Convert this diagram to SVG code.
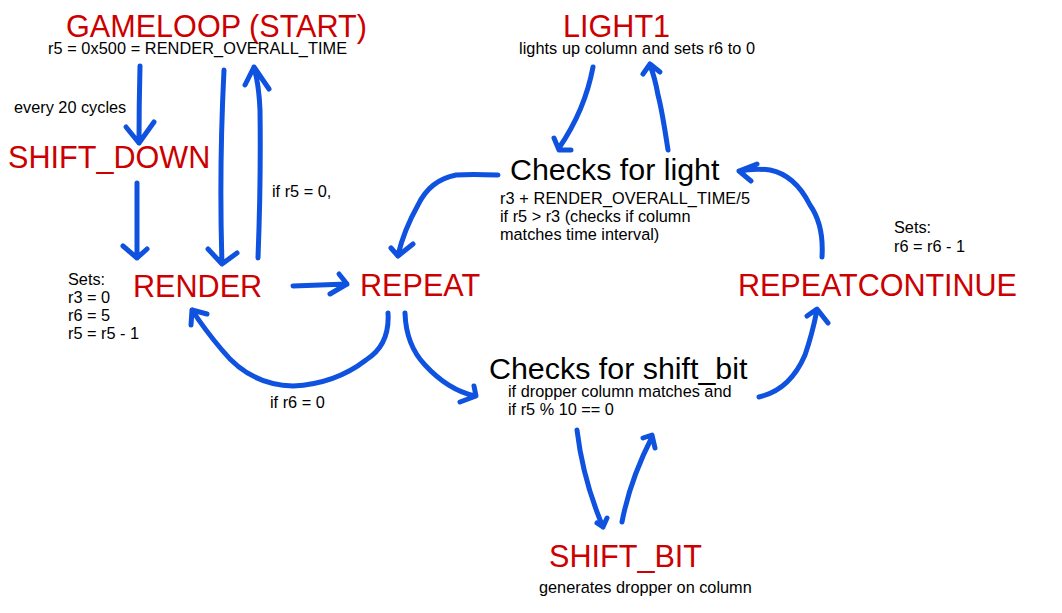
<svg xmlns="http://www.w3.org/2000/svg" width="1062" height="613" viewBox="0 0 1062 613">
<style>
.t{font-family:"Liberation Sans",Arial,sans-serif;fill:#cc0000;font-size:30.6px}
.h{font-family:"Liberation Sans",Arial,sans-serif;fill:#000;font-size:30.4px}
.s{font-family:"Liberation Sans",Arial,sans-serif;fill:#000;font-size:16.3px}
.c{fill:none;stroke:#0f52e0;stroke-width:5;stroke-linecap:round;stroke-linejoin:round}
</style>
<rect width="1062" height="613" fill="#fff"/>
<g id="gameloop">
<text class="t" x="66" y="37">GAMELOOP (START)</text>
<text class="s" x="48" y="54" textLength="299">r5 = 0x500 = RENDER_OVERALL_TIME</text>
</g>
<g id="shift_down">
<text class="t" x="8" y="168">SHIFT_DOWN</text>
</g>
<g id="render">
<text class="t" x="133" y="297">RENDER</text>
<text class="s" x="68" y="285">Sets:</text>
<text class="s" x="68" y="303">r3 = 0</text>
<text class="s" x="68" y="321">r6 = 5</text>
<text class="s" x="68" y="339">r5 = r5 - 1</text>
</g>
<g id="repeat">
<text class="t" x="360" y="296">REPEAT</text>
</g>
<g id="light1">
<text class="t" x="563" y="37">LIGHT1</text>
<text class="s" x="519" y="54" textLength="236">lights up column and sets r6 to 0</text>
</g>
<g id="checks_light">
<text class="h" x="510" y="180">Checks for light</text>
<text class="s" x="500" y="204" textLength="250">r3 + RENDER_OVERALL_TIME/5</text>
<text class="s" x="500" y="222">if r5 &gt; r3 (checks if column</text>
<text class="s" x="500" y="240">matches time interval)</text>
</g>
<g id="repeatcontinue">
<text class="t" x="738" y="296" textLength="279">REPEATCONTINUE</text>
<text class="s" x="894" y="233">Sets:</text>
<text class="s" x="894" y="252">r6 = r6 - 1</text>
</g>
<g id="checks_shift">
<text class="h" x="489" y="379">Checks for shift_bit</text>
<text class="s" x="508" y="397">if dropper column matches and</text>
<text class="s" x="508" y="415">if r5 % 10 == 0</text>
</g>
<g id="shift_bit">
<text class="t" x="549" y="567">SHIFT_BIT</text>
<text class="s" x="539" y="593">generates dropper on column</text>
</g>
<g id="labels">
<text class="s" x="14" y="113">every 20 cycles</text>
<text class="s" x="272" y="197">if r5 = 0,</text>
<text class="s" x="270" y="408">if r6 = 0</text>
</g>
<g id="connectors">
<path class="c" d="M140 66 Q139 105 139 143 M126 127 L139 143 L154 122"/>
<path class="c" d="M137 183 L137 258 M123 246 L137 258 L147 249"/>
<path class="c" d="M224 70 Q219 170 222 264 M208 249 L222 264 L237 253"/>
<path class="c" d="M258 258 Q261 180 260 110 Q259 85 254 67 M245 85 L254 67 L269 89"/>
<path class="c" d="M293 286 L347 284 M339 274 L347 284 L330 294"/>
<path class="c" d="M388 313 Q390 345 366 360 Q335 384 293 386 Q250 385 222 350 Q205 330 192 310 M191 325 L192 310 L207 314"/>
<path class="c" d="M405 313 Q406 345 425 365 Q448 390 475 396 M460 402 L476 396 L474 386"/>
<path class="c" d="M498 175 Q470 174 456 175 Q430 180 418 205 Q404 230 398 255 M391 248 L398 256 L413 244"/>
<path class="c" d="M593 67 Q585 110 559 148 M554 138 L559 150 L571 150"/>
<path class="c" d="M668 150 Q662 110 658 95 Q655 78 650 65 M643 74 L650 64 L660 72"/>
<path class="c" d="M822 257 Q824 225 810 205 Q795 175 770 170 Q755 168 739 171 M757 164 L739 171 L751 181"/>
<path class="c" d="M759 397 Q790 390 805 355 Q812 335 817 310 M807 316 L817 309 L828 323"/>
<path class="c" d="M577 430 Q583 480 603 527 M597 523 L603 527 L607 518"/>
<path class="c" d="M622 522 Q630 480 652 437 M643 438 L652 435 L655 448"/>
</g>
</svg>
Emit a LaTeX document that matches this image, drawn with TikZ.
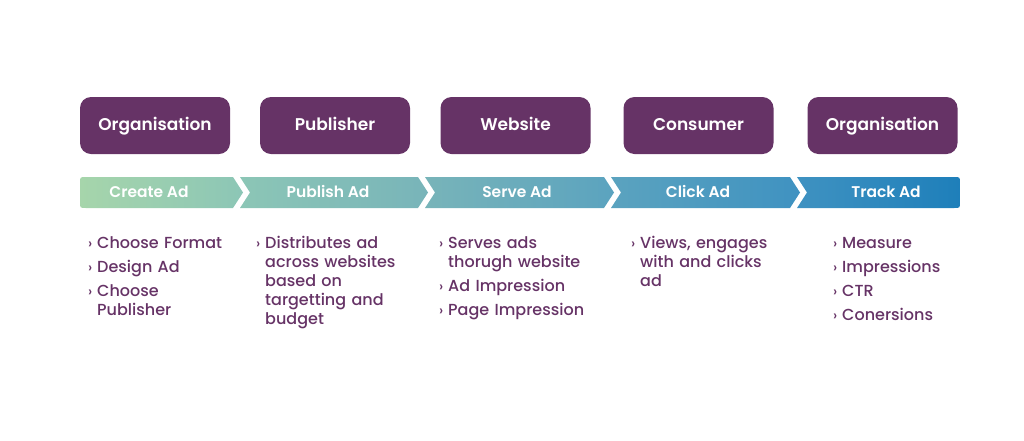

- WORK INSTRUCTIONS
Write the records above out again exactly, with no pictures in your copy.

- ANSWER TO THIS PROBLEM
Convert this diagram to SVG code.
<svg xmlns="http://www.w3.org/2000/svg" width="1062" height="613" viewBox="0 0 1062 613">
<style>
.t{font-family:"Liberation Sans",Arial,sans-serif;fill:#cc0000;font-size:30.6px}
.h{font-family:"Liberation Sans",Arial,sans-serif;fill:#000;font-size:30.4px}
.s{font-family:"Liberation Sans",Arial,sans-serif;fill:#000;font-size:16.3px}
.c{fill:none;stroke:#0f52e0;stroke-width:5;stroke-linecap:round;stroke-linejoin:round}
</style>
<rect width="1062" height="613" fill="#fff"/>
<g id="gameloop">
<text class="t" x="66" y="37">GAMELOOP (START)</text>
<text class="s" x="48" y="54" textLength="299">r5 = 0x500 = RENDER_OVERALL_TIME</text>
</g>
<g id="shift_down">
<text class="t" x="8" y="168">SHIFT_DOWN</text>
</g>
<g id="render">
<text class="t" x="133" y="297">RENDER</text>
<text class="s" x="68" y="285">Sets:</text>
<text class="s" x="68" y="303">r3 = 0</text>
<text class="s" x="68" y="321">r6 = 5</text>
<text class="s" x="68" y="339">r5 = r5 - 1</text>
</g>
<g id="repeat">
<text class="t" x="360" y="296">REPEAT</text>
</g>
<g id="light1">
<text class="t" x="563" y="37">LIGHT1</text>
<text class="s" x="519" y="54" textLength="236">lights up column and sets r6 to 0</text>
</g>
<g id="checks_light">
<text class="h" x="510" y="180">Checks for light</text>
<text class="s" x="500" y="204" textLength="250">r3 + RENDER_OVERALL_TIME/5</text>
<text class="s" x="500" y="222">if r5 &gt; r3 (checks if column</text>
<text class="s" x="500" y="240">matches time interval)</text>
</g>
<g id="repeatcontinue">
<text class="t" x="738" y="296" textLength="279">REPEATCONTINUE</text>
<text class="s" x="894" y="233">Sets:</text>
<text class="s" x="894" y="252">r6 = r6 - 1</text>
</g>
<g id="checks_shift">
<text class="h" x="489" y="379">Checks for shift_bit</text>
<text class="s" x="508" y="397">if dropper column matches and</text>
<text class="s" x="508" y="415">if r5 % 10 == 0</text>
</g>
<g id="shift_bit">
<text class="t" x="549" y="567">SHIFT_BIT</text>
<text class="s" x="539" y="593">generates dropper on column</text>
</g>
<g id="labels">
<text class="s" x="14" y="113">every 20 cycles</text>
<text class="s" x="272" y="197">if r5 = 0,</text>
<text class="s" x="270" y="408">if r6 = 0</text>
</g>
<g id="connectors">
<path class="c" d="M140 66 Q139 105 139 143 M126 127 L139 143 L154 122"/>
<path class="c" d="M137 183 L137 258 M123 246 L137 258 L147 249"/>
<path class="c" d="M224 70 Q219 170 222 264 M208 249 L222 264 L237 253"/>
<path class="c" d="M258 258 Q261 180 260 110 Q259 85 254 67 M245 85 L254 67 L269 89"/>
<path class="c" d="M293 286 L347 284 M339 274 L347 284 L330 294"/>
<path class="c" d="M388 313 Q390 345 366 360 Q335 384 293 386 Q250 385 222 350 Q205 330 192 310 M191 325 L192 310 L207 314"/>
<path class="c" d="M405 313 Q406 345 425 365 Q448 390 475 396 M460 402 L476 396 L474 386"/>
<path class="c" d="M498 175 Q470 174 456 175 Q430 180 418 205 Q404 230 398 255 M391 248 L398 256 L413 244"/>
<path class="c" d="M593 67 Q585 110 559 148 M554 138 L559 150 L571 150"/>
<path class="c" d="M668 150 Q662 110 658 95 Q655 78 650 65 M643 74 L650 64 L660 72"/>
<path class="c" d="M822 257 Q824 225 810 205 Q795 175 770 170 Q755 168 739 171 M757 164 L739 171 L751 181"/>
<path class="c" d="M759 397 Q790 390 805 355 Q812 335 817 310 M807 316 L817 309 L828 323"/>
<path class="c" d="M577 430 Q583 480 603 527 M597 523 L603 527 L607 518"/>
<path class="c" d="M622 522 Q630 480 652 437 M643 438 L652 435 L655 448"/>
</g>
</svg>
Emit a LaTeX document that matches this image, drawn with TikZ.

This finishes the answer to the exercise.